Bonner has asthma, and his grandmother is a recent cancer survivor. Bonner said he wants to play a full season, just not this year. He plans to return in 2021.

“If you have the players’ best interest at heart, you don’t play the season,” he said.

Although Bonner won’t make an impact beneath the lights on Saturdays, he still wants to be seen. He spoke about racial inequalities when he attended a rally in Montgomery.

“They want to see me as a collegiate athlete, but they don’t want to see the person who’s an honor student,” Bonner said. “They don’t want to see the Black man that got his undergraduate degree in three years.”

Elijah Hollis has known Bonner since the 8th grade; they played football at Sycamore High School together. When Hollis needed someone to help with their protest in Blue Ash, he reached out to Bonner.

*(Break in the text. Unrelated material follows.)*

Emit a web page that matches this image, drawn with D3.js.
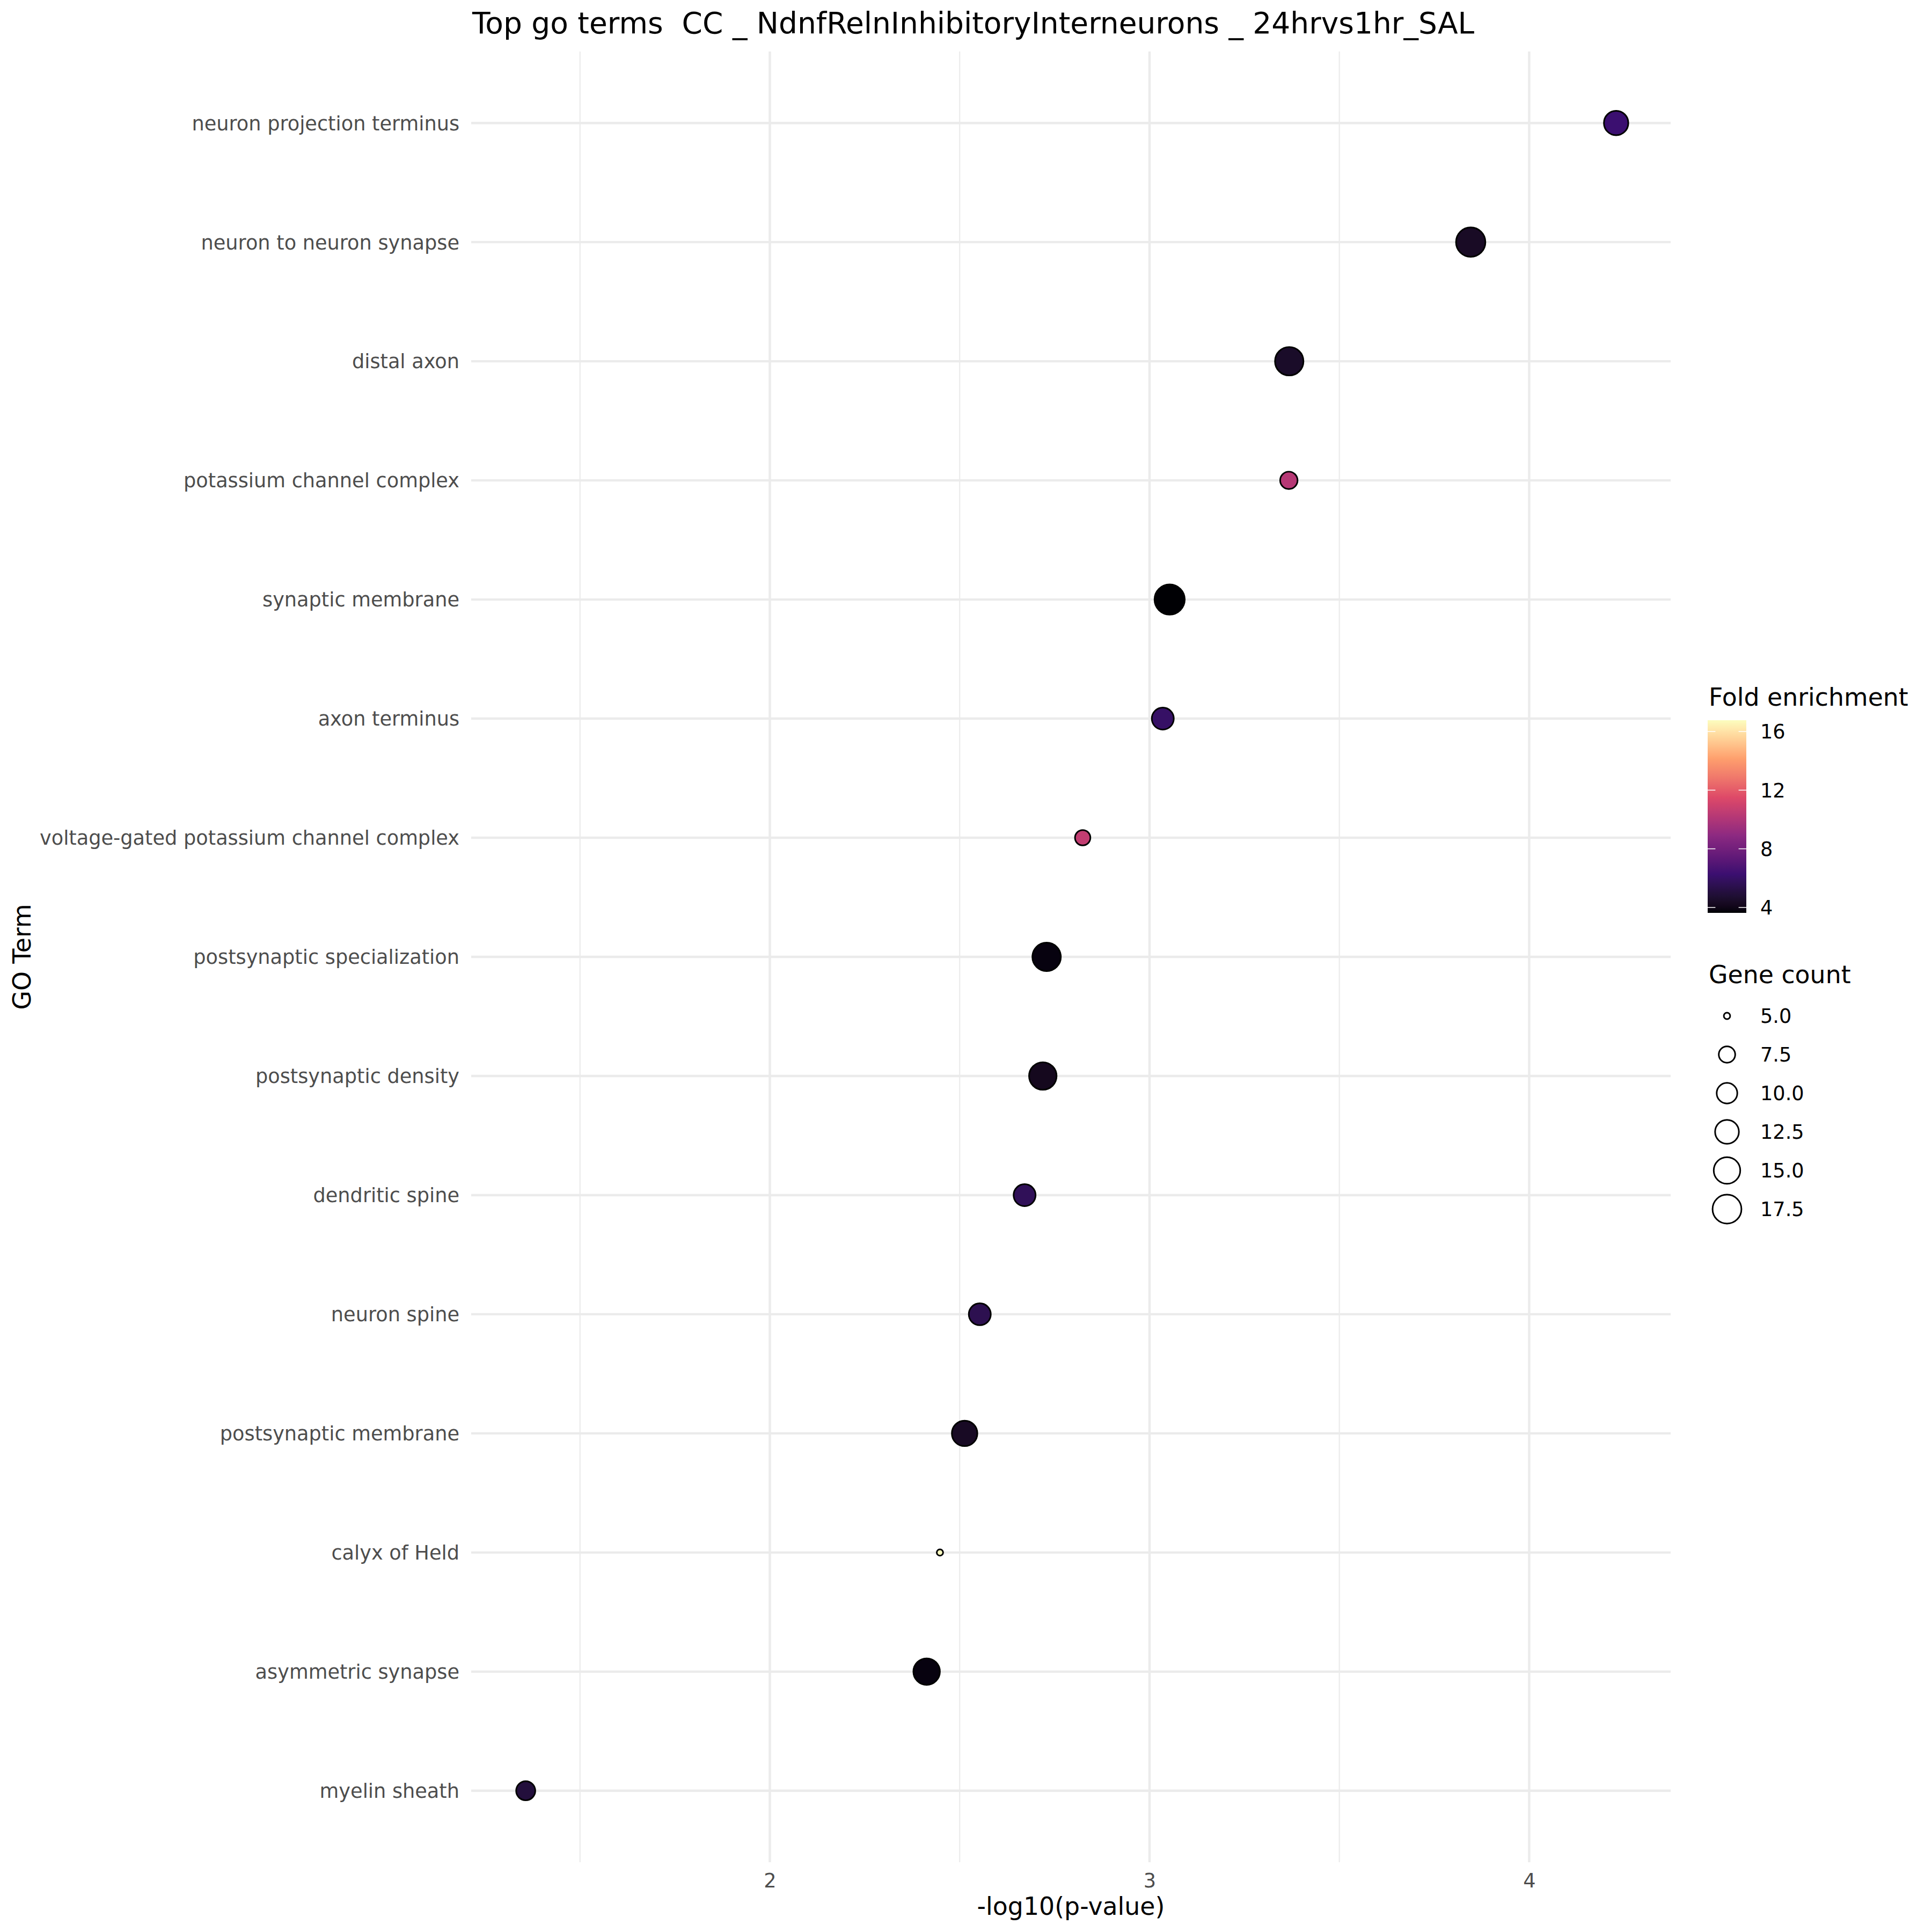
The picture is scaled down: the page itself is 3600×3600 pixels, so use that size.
<!DOCTYPE html>
<html>
<head>
<meta charset="utf-8">
<script src="https://cdn.jsdelivr.net/npm/d3@7"></script>
<style>
  html, body { margin: 0; padding: 0; background: #ffffff; }
  svg text { font-family: "DejaVu Sans", sans-serif; white-space: pre; }
</style>
</head>
<body>
<svg id="chart" width="3600" height="3600"></svg>
<script>
// ---------------- data (top row first) ----------------
const terms = [
  "neuron projection terminus",
  "neuron to neuron synapse",
  "distal axon",
  "potassium channel complex",
  "synaptic membrane",
  "axon terminus",
  "voltage-gated potassium channel complex",
  "postsynaptic specialization",
  "postsynaptic density",
  "dendritic spine",
  "neuron spine",
  "postsynaptic membrane",
  "calyx of Held",
  "asymmetric synapse",
  "myelin sheath"
];
const negLog10P = [4.229, 3.846, 3.368, 3.367, 3.053, 3.035, 2.824, 2.729, 2.719, 2.671, 2.553, 2.513, 2.448, 2.413, 1.357];
const geneCount = [13, 18, 17, 8, 19, 11, 7, 17, 16, 11, 11, 14, 5, 15, 9];
const foldEnrichment = [6.26, 4.4, 4.5, 10.2, 3.63, 6.0, 10.6, 3.8, 4.2, 5.7, 5.5, 4.35, 16.77, 3.8, 5.0];

const xMajorTicks = [2, 3, 4];
const xMinorTicks = [1.5, 2.5, 3.5];
const colorTicks = [4, 8, 12, 16];
const sizeBreaks = [5, 7.5, 10, 12.5, 15, 17.5];
const magmaStops = ["#000004", "#3B0F70", "#8C2981", "#DE4968", "#FE9F6D", "#FCFDBF"];

const titleText = "Top go terms  CC _ NdnfRelnInhibitoryInterneurons _ 24hrvs1hr_SAL";
const xTitle = "-log10(p-value)";
const yTitle = "GO Term";
const colorTitle = "Fold enrichment";
const sizeTitle = "Gene count";

// ---------------- layout ----------------
const panel = { left: 878, right: 3113, top: 96, bottom: 3470 };
const svg = d3.select("#chart");
svg.append("rect").attr("width", 3600).attr("height", 3600).attr("fill", "#ffffff");

const data = terms.map((t, i) => ({ term: t, x: negLog10P[i], n: geneCount[i], fe: foldEnrichment[i] }));

// x scale with ggplot 5% expansion
const xMin = d3.min(negLog10P), xMax = d3.max(negLog10P);
const xPad = (xMax - xMin) * 0.05;
const x = d3.scaleLinear().domain([xMin - xPad, xMax + xPad]).range([panel.left, panel.right]);

// y discrete scale, 0.6 expansion
const y = d3.scalePoint().domain(terms).range([panel.top, panel.bottom]).padding(0.6);

// colour scale (6-colour magma, Lab interpolation like ggplot)
const feMin = d3.min(foldEnrichment), feMax = d3.max(foldEnrichment);
const colorDomain = magmaStops.map((c, i) => feMin + (feMax - feMin) * i / (magmaStops.length - 1));
const color = d3.scaleLinear().domain(colorDomain).range(magmaStops).interpolate(d3.interpolateLab).clamp(true);

// size: ggplot area palette range c(1,6), shape 21 with stroke 0.5 at 300 dpi
const nMin = d3.min(geneCount), nMax = d3.max(geneCount);
const sizeScale = d3.scaleSqrt().domain([0, nMax - nMin]).range([0, 5]);
const sz = v => 1 + sizeScale(Math.max(0, v - nMin));
const radius = v => (2.845 * sz(v) + 0.945) * 3.125 / 2;
const strokeW = 2.95;

// ---------------- grid ----------------
const grid = svg.append("g");
grid.selectAll("line.minor").data(xMinorTicks).join("line")
  .attr("x1", d => x(d)).attr("x2", d => x(d))
  .attr("y1", panel.top).attr("y2", panel.bottom)
  .attr("stroke", "#EBEBEB").attr("stroke-width", 2.2);
grid.selectAll("line.majorx").data(xMajorTicks).join("line")
  .attr("x1", d => x(d)).attr("x2", d => x(d))
  .attr("y1", panel.top).attr("y2", panel.bottom)
  .attr("stroke", "#EBEBEB").attr("stroke-width", 4.4);
grid.selectAll("line.majory").data(terms).join("line")
  .attr("x1", panel.left).attr("x2", panel.right)
  .attr("y1", d => y(d)).attr("y2", d => y(d))
  .attr("stroke", "#EBEBEB").attr("stroke-width", 4.4);

// ---------------- axes ----------------
const xAxis = d3.axisBottom(x).tickValues(xMajorTicks).tickSize(0).tickPadding(0).tickFormat(d3.format("d"));
const gx = svg.append("g").attr("transform", `translate(0,${3517})`).call(xAxis);
gx.select(".domain").remove();
gx.selectAll("text").attr("dy", 0).attr("y", 0)
  .attr("font-size", 36.7).attr("fill", "#4D4D4D").attr("font-family", "DejaVu Sans");

const yAxis = d3.axisLeft(y).tickSize(0).tickPadding(0);
const gy = svg.append("g").attr("transform", `translate(${856},0)`).call(yAxis);
gy.select(".domain").remove();
gy.selectAll("text").attr("x", 0).attr("dy", "0.35em")
  .attr("font-size", 36.7).attr("fill", "#4D4D4D").attr("font-family", "DejaVu Sans");

// ---------------- points ----------------
svg.append("g").selectAll("circle").data(data).join("circle")
  .attr("cx", d => x(d.x)).attr("cy", d => y(d.term))
  .attr("r", d => radius(d.n))
  .attr("fill", d => color(d.fe))
  .attr("stroke", "#000000").attr("stroke-width", strokeW);

// ---------------- titles ----------------
svg.append("text").attr("x", 880).attr("y", 62).attr("font-size", 55)
  .attr("fill", "#000").text(titleText);
svg.append("text").attr("x", (panel.left + panel.right) / 2).attr("y", 3568)
  .attr("text-anchor", "middle").attr("font-size", 45.8).attr("fill", "#000").text(xTitle);
svg.append("text").attr("transform", `translate(57,${(panel.top + panel.bottom) / 2}) rotate(-90)`)
  .attr("text-anchor", "middle").attr("font-size", 45.8).attr("fill", "#000").text(yTitle);

// ---------------- colour legend ----------------
const bar = { x: 3182, w: 72, top: 1342, bottom: 1701 };
svg.append("text").attr("x", 3184).attr("y", 1315).attr("font-size", 45.8).attr("fill", "#000").text(colorTitle);
const defs = svg.append("defs");
const grad = defs.append("linearGradient").attr("id", "feGrad")
  .attr("x1", 0).attr("y1", 1).attr("x2", 0).attr("y2", 0);
d3.range(0, 1.0001, 0.02).forEach(t => {
  grad.append("stop").attr("offset", t).attr("stop-color", color(feMin + t * (feMax - feMin)));
});
svg.append("rect").attr("x", bar.x).attr("y", bar.top).attr("width", bar.w).attr("height", bar.bottom - bar.top)
  .attr("fill", "url(#feGrad)");
const cbY = d3.scaleLinear().domain([feMin, feMax]).range([bar.bottom, bar.top]);
const cbTicks = svg.append("g");
colorTicks.forEach(v => {
  cbTicks.append("line").attr("x1", bar.x).attr("x2", bar.x + bar.w / 5)
    .attr("y1", cbY(v)).attr("y2", cbY(v)).attr("stroke", "#ffffff").attr("stroke-width", 1.5);
  cbTicks.append("line").attr("x1", bar.x + bar.w * 4 / 5).attr("x2", bar.x + bar.w)
    .attr("y1", cbY(v)).attr("y2", cbY(v)).attr("stroke", "#ffffff").attr("stroke-width", 1.5);
  cbTicks.append("text").attr("x", 3280).attr("y", cbY(v)).attr("dy", "0.36em")
    .attr("font-size", 36.7).attr("fill", "#000").text(v);
});

// ---------------- size legend ----------------
svg.append("text").attr("x", 3184).attr("y", 1832).attr("font-size", 45.8).attr("fill", "#000").text(sizeTitle);
const keyY = d3.scalePoint().domain(sizeBreaks).range([1893, 1893 + 72 * (sizeBreaks.length - 1)]);
const sk = svg.append("g");
sk.selectAll("circle").data(sizeBreaks).join("circle")
  .attr("cx", 3218).attr("cy", d => keyY(d)).attr("r", d => radius(d))
  .attr("fill", "none").attr("stroke", "#000").attr("stroke-width", strokeW);
sk.selectAll("text").data(sizeBreaks).join("text")
  .attr("x", 3280).attr("y", d => keyY(d)).attr("dy", "0.36em")
  .attr("font-size", 36.7).attr("fill", "#000").text(d => d3.format(".1f")(d));
</script>
</body>
</html>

“Both of us knew, with his name on it, it would draw more attention,” Hollis said. “I understand the impact he’s had on the community. We had a really good turnout. I’m proud of how things went down.”

About 150 people participated in that march, and Bonner continues his fight against racial inequality.

“That’s a lot more exhausting than this corona stuff. Both are pandemics. This has just been going on a lot longer,” he said.